**Aim of the exercise**
Produce an exact transcription of the listing below, omitting the pictures.

Start of Available data

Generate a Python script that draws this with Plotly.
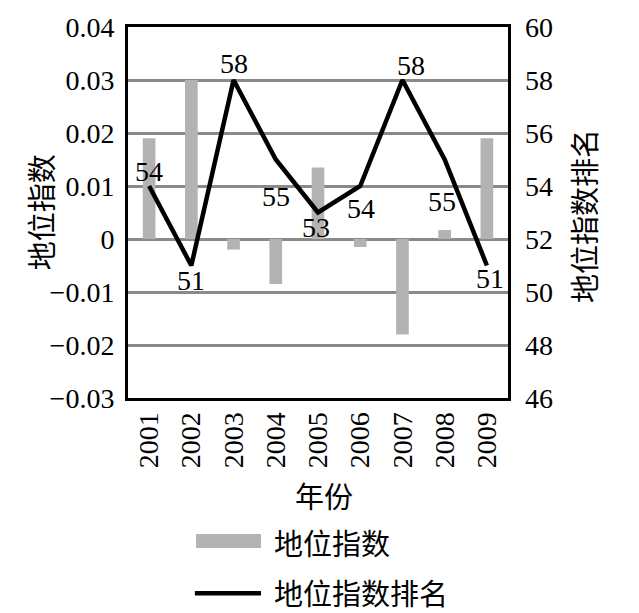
import plotly.graph_objects as go

years = ["2001", "2002", "2003", "2004", "2005", "2006", "2007", "2008", "2009"]
index_values = [0.019, 0.030, -0.002, -0.0085, 0.0135, -0.0015, -0.018, 0.0017, 0.019]
rank_values = [54, 51, 58, 55, 53, 54, 58, 55, 51]

# label offsets (pixels) of the rank data labels relative to their points
label_dx = [0, 0, 0, 0, -2, 1, 9, -3, 3]
label_dy = [15, -15, 17, -37, -15, -22, 15, -42, -13]

SERIF = "Liberation Serif"
CJK = "Noto Sans CJK SC"
FS = 28

fig = go.Figure()
fig.add_trace(go.Bar(
    x=years, y=index_values, name="地位指数",
    marker=dict(color="#b3b3b3", line=dict(width=0)),
    width=0.3,
))
fig.add_trace(go.Scatter(
    x=years, y=rank_values, name="地位指数排名", yaxis="y2",
    mode="lines",
    line=dict(color="black", width=4.5),
    cliponaxis=False,
))

# category axis positions are serial numbers 0..n-1
for i, (rv, dx, dy) in enumerate(zip(rank_values, label_dx, label_dy)):
    fig.add_annotation(x=i, y=rv, xref="x", yref="y2", text=str(rv),
                       showarrow=False, xshift=dx, yshift=dy,
                       xanchor="center", yanchor="middle",
                       font=dict(family=SERIF, size=FS, color="black"))

fig.update_layout(
    width=639, height=613,
    margin=dict(l=128, r=131, t=27, b=215),
    plot_bgcolor="white", paper_bgcolor="white",
    showlegend=False,
    font=dict(family=SERIF, size=FS, color="black"),
    xaxis=dict(
        type="category", tickangle=-90, showgrid=False,
        range=[-0.5, len(years) - 0.5],
        showline=True, linecolor="black", linewidth=3, mirror=True,
        ticks="", ticklabelstandoff=0,
        tickfont=dict(family=SERIF, size=FS, color="black"),
    ),
    yaxis=dict(
        range=[-0.03, 0.04], dtick=0.01, tick0=0,
        showgrid=True, gridcolor="#8a8a8a", gridwidth=2.5,
        zeroline=False,
        showline=True, linecolor="black", linewidth=3, mirror=True,
        ticks="", ticklabelstandoff=5,
        tickfont=dict(family=SERIF, size=FS, color="black"),
    ),
    yaxis2=dict(
        range=[46, 60], dtick=2, overlaying="y", side="right",
        showgrid=False, zeroline=False, showline=False,
        ticks="", ticklabelstandoff=16,
        tickfont=dict(family=SERIF, size=FS, color="black"),
    ),
    bargap=0.7,
)

ann = dict(xref="paper", yref="paper", showarrow=False,
           font=dict(family=CJK, size=29, color="black"))
fig.add_annotation(text="地位指数", x=-0.232, y=0.5, textangle=-90,
                   xanchor="center", yanchor="middle", **ann)
fig.add_annotation(text="地位指数排名", x=1.197, y=0.49, textangle=-90,
                   xanchor="center", yanchor="middle", **ann)
fig.add_annotation(text="年份", x=0.516, y=-0.2615,
                   xanchor="center", yanchor="middle", **ann)
fig.add_annotation(text="地位指数", x=0.379, y=-0.388,
                   xanchor="left", yanchor="middle", **ann)
fig.add_annotation(text="地位指数排名", x=0.379, y=-0.523,
                   xanchor="left", yanchor="middle", **ann)

fig.add_shape(type="rect", xref="paper", yref="paper",
              x0=0.179, x1=0.35, y0=-0.404, y1=-0.3666,
              fillcolor="#b3b3b3", line=dict(width=0))
fig.add_shape(type="line", xref="paper", yref="paper",
              x0=0.176, x1=0.35, y0=-0.526, y1=-0.526,
              line=dict(color="black", width=4.5))

fig.write_html("out.html", config={"displayModeBar": False},
               post_script="document.body.style.margin='0';document.body.style.overflow='hidden';")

End of Available data

**Solution for this problem**
Generate a Python script that draws this with Plotly.
import plotly.graph_objects as go

years = ["2001", "2002", "2003", "2004", "2005", "2006", "2007", "2008", "2009"]
index_values = [0.019, 0.030, -0.002, -0.0085, 0.0135, -0.0015, -0.018, 0.0017, 0.019]
rank_values = [54, 51, 58, 55, 53, 54, 58, 55, 51]

# label offsets (pixels) of the rank data labels relative to their points
label_dx = [0, 0, 0, 0, -2, 1, 9, -3, 3]
label_dy = [15, -15, 17, -37, -15, -22, 15, -42, -13]

SERIF = "Liberation Serif"
CJK = "Noto Sans CJK SC"
FS = 28

fig = go.Figure()
fig.add_trace(go.Bar(
    x=years, y=index_values, name="地位指数",
    marker=dict(color="#b3b3b3", line=dict(width=0)),
    width=0.3,
))
fig.add_trace(go.Scatter(
    x=years, y=rank_values, name="地位指数排名", yaxis="y2",
    mode="lines",
    line=dict(color="black", width=4.5),
    cliponaxis=False,
))

# category axis positions are serial numbers 0..n-1
for i, (rv, dx, dy) in enumerate(zip(rank_values, label_dx, label_dy)):
    fig.add_annotation(x=i, y=rv, xref="x", yref="y2", text=str(rv),
                       showarrow=False, xshift=dx, yshift=dy,
                       xanchor="center", yanchor="middle",
                       font=dict(family=SERIF, size=FS, color="black"))

fig.update_layout(
    width=639, height=613,
    margin=dict(l=128, r=131, t=27, b=215),
    plot_bgcolor="white", paper_bgcolor="white",
    showlegend=False,
    font=dict(family=SERIF, size=FS, color="black"),
    xaxis=dict(
        type="category", tickangle=-90, showgrid=False,
        range=[-0.5, len(years) - 0.5],
        showline=True, linecolor="black", linewidth=3, mirror=True,
        ticks="", ticklabelstandoff=0,
        tickfont=dict(family=SERIF, size=FS, color="black"),
    ),
    yaxis=dict(
        range=[-0.03, 0.04], dtick=0.01, tick0=0,
        showgrid=True, gridcolor="#8a8a8a", gridwidth=2.5,
        zeroline=False,
        showline=True, linecolor="black", linewidth=3, mirror=True,
        ticks="", ticklabelstandoff=5,
        tickfont=dict(family=SERIF, size=FS, color="black"),
    ),
    yaxis2=dict(
        range=[46, 60], dtick=2, overlaying="y", side="right",
        showgrid=False, zeroline=False, showline=False,
        ticks="", ticklabelstandoff=16,
        tickfont=dict(family=SERIF, size=FS, color="black"),
    ),
    bargap=0.7,
)

ann = dict(xref="paper", yref="paper", showarrow=False,
           font=dict(family=CJK, size=29, color="black"))
fig.add_annotation(text="地位指数", x=-0.232, y=0.5, textangle=-90,
                   xanchor="center", yanchor="middle", **ann)
fig.add_annotation(text="地位指数排名", x=1.197, y=0.49, textangle=-90,
                   xanchor="center", yanchor="middle", **ann)
fig.add_annotation(text="年份", x=0.516, y=-0.2615,
                   xanchor="center", yanchor="middle", **ann)
fig.add_annotation(text="地位指数", x=0.379, y=-0.388,
                   xanchor="left", yanchor="middle", **ann)
fig.add_annotation(text="地位指数排名", x=0.379, y=-0.523,
                   xanchor="left", yanchor="middle", **ann)

fig.add_shape(type="rect", xref="paper", yref="paper",
              x0=0.179, x1=0.35, y0=-0.404, y1=-0.3666,
              fillcolor="#b3b3b3", line=dict(width=0))
fig.add_shape(type="line", xref="paper", yref="paper",
              x0=0.176, x1=0.35, y0=-0.526, y1=-0.526,
              line=dict(color="black", width=4.5))

fig.write_html("out.html", config={"displayModeBar": False},
               post_script="document.body.style.margin='0';document.body.style.overflow='hidden';")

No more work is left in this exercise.